### Given instruction
Your output must be the lines below from the line containing "Recreate this image" to the line containing "import seaborn as sns", both lines included, reproduced exactly and without pictures.

### Provided records
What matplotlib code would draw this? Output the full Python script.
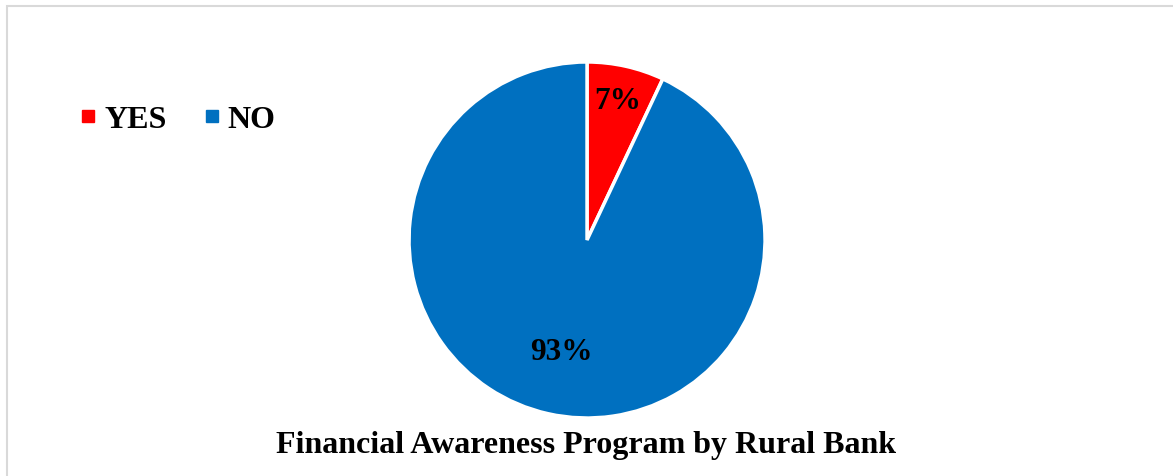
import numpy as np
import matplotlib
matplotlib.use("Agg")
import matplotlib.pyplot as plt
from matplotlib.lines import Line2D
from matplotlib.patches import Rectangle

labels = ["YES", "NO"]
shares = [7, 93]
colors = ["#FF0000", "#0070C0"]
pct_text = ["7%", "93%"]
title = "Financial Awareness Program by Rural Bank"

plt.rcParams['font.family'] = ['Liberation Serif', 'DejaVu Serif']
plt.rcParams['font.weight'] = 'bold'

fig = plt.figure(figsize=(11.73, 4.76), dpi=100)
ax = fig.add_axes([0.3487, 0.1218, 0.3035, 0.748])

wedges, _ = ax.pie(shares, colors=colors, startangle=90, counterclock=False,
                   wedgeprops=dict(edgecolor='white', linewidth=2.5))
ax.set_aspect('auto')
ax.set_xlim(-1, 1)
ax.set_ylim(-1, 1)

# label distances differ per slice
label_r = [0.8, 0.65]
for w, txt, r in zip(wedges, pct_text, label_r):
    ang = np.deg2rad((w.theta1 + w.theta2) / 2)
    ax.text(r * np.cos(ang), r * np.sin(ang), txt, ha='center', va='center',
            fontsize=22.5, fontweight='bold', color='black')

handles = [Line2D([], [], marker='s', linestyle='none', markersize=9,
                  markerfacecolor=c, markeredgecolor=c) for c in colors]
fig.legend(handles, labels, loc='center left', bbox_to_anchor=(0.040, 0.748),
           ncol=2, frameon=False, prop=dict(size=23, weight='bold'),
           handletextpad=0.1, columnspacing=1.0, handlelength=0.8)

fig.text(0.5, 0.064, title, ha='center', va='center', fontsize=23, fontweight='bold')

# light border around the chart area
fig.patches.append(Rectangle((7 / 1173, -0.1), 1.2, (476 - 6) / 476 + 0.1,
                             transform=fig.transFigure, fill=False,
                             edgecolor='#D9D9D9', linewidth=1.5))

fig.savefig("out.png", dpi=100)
* * *
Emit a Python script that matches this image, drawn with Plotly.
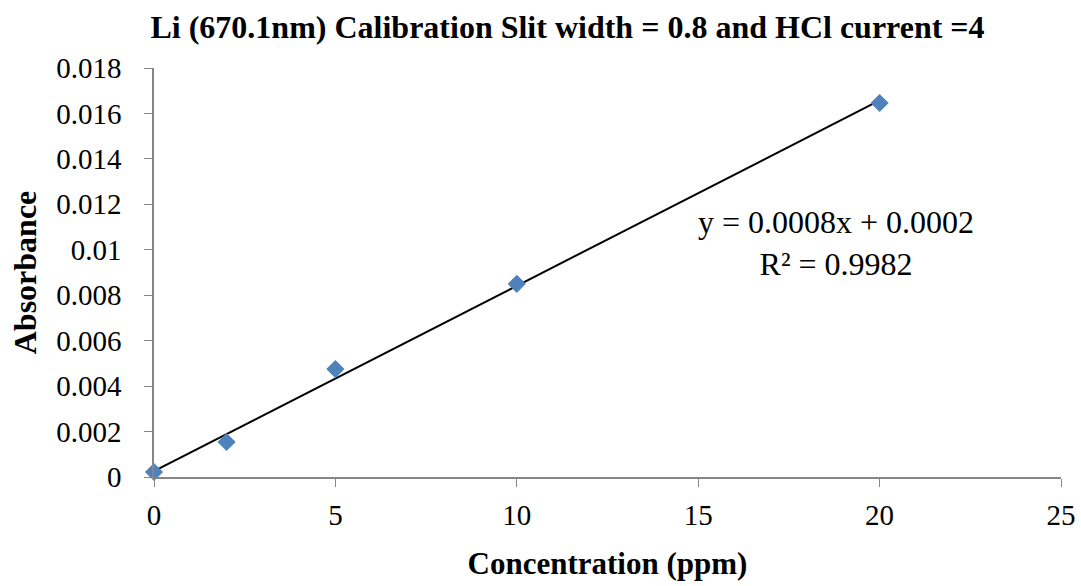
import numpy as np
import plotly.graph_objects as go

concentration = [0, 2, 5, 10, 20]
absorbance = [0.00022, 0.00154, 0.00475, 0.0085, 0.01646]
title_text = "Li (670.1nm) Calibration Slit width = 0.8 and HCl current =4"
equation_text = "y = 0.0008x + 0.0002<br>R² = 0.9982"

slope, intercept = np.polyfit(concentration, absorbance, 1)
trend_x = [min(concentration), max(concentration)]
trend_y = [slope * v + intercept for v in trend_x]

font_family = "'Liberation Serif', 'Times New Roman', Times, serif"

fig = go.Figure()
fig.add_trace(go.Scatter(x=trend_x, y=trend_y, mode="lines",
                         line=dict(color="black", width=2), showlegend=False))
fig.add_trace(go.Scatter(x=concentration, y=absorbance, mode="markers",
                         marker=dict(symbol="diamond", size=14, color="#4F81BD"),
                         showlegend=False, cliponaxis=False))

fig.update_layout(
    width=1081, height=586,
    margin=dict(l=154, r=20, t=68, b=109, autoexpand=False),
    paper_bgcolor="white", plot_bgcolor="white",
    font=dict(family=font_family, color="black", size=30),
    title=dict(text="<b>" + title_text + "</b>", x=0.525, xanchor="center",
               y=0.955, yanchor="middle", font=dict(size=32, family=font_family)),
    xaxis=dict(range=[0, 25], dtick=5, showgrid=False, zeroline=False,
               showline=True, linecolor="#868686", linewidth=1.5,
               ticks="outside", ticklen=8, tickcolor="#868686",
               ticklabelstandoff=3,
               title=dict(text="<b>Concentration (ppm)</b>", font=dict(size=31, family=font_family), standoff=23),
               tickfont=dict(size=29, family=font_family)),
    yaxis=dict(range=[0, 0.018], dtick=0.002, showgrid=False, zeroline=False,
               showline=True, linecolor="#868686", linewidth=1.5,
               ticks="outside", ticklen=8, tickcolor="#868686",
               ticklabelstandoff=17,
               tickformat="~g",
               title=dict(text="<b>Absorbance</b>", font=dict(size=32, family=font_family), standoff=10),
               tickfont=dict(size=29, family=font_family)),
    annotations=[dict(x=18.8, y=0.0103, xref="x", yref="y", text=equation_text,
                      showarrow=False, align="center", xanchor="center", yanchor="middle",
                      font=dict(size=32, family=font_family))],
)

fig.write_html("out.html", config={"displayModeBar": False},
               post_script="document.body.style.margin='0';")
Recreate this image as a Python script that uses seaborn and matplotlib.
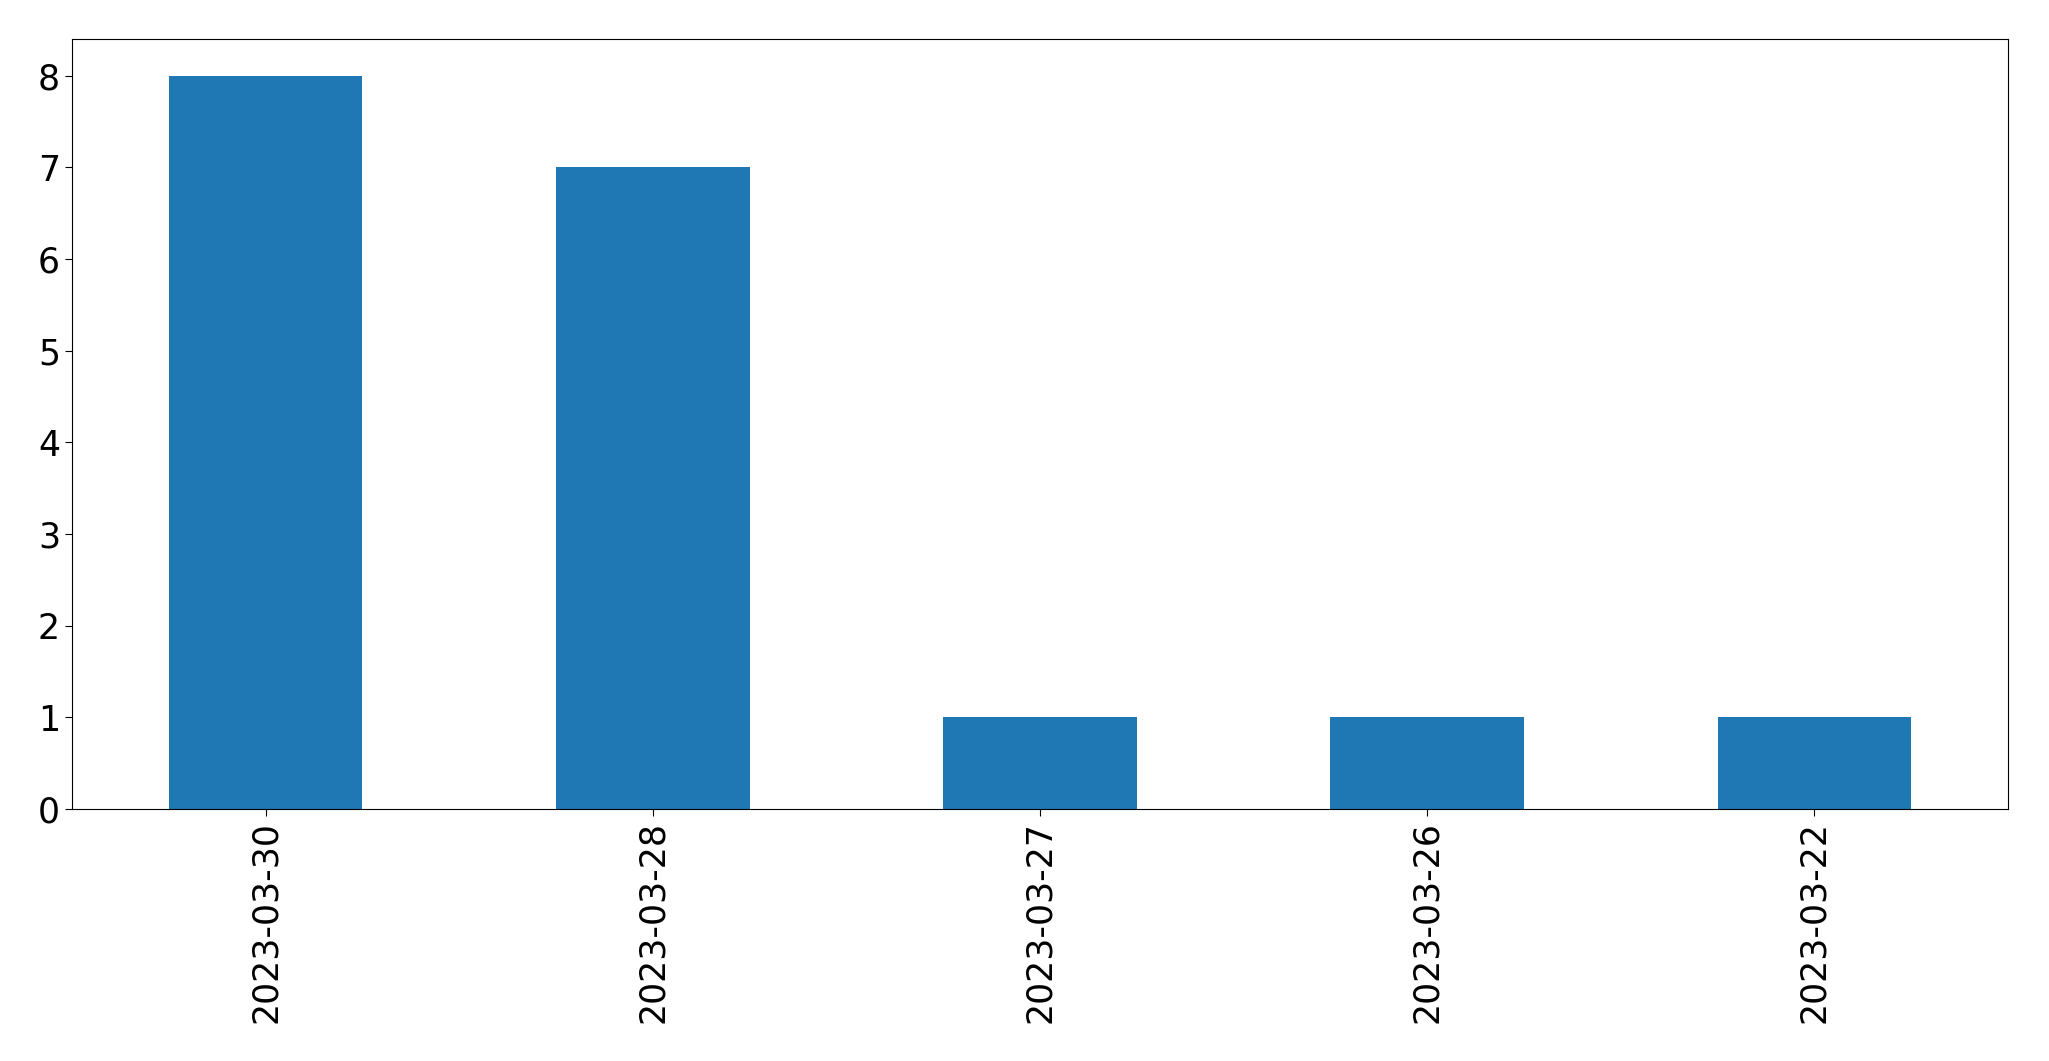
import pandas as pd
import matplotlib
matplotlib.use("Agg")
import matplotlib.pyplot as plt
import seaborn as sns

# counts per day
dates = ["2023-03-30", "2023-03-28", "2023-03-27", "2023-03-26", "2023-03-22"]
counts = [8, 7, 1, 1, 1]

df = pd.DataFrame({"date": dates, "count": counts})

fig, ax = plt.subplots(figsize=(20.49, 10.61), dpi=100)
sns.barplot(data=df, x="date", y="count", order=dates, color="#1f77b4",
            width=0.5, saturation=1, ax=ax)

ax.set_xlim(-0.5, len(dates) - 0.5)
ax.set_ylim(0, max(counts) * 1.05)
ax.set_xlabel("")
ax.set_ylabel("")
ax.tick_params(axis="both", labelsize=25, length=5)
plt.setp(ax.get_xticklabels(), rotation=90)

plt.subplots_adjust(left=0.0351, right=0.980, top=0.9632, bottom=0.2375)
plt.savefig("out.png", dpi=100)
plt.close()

### Full answer
Recreate this image as a Python script that uses seaborn and matplotlib.
import pandas as pd
import matplotlib
matplotlib.use("Agg")
import matplotlib.pyplot as plt
import seaborn as sns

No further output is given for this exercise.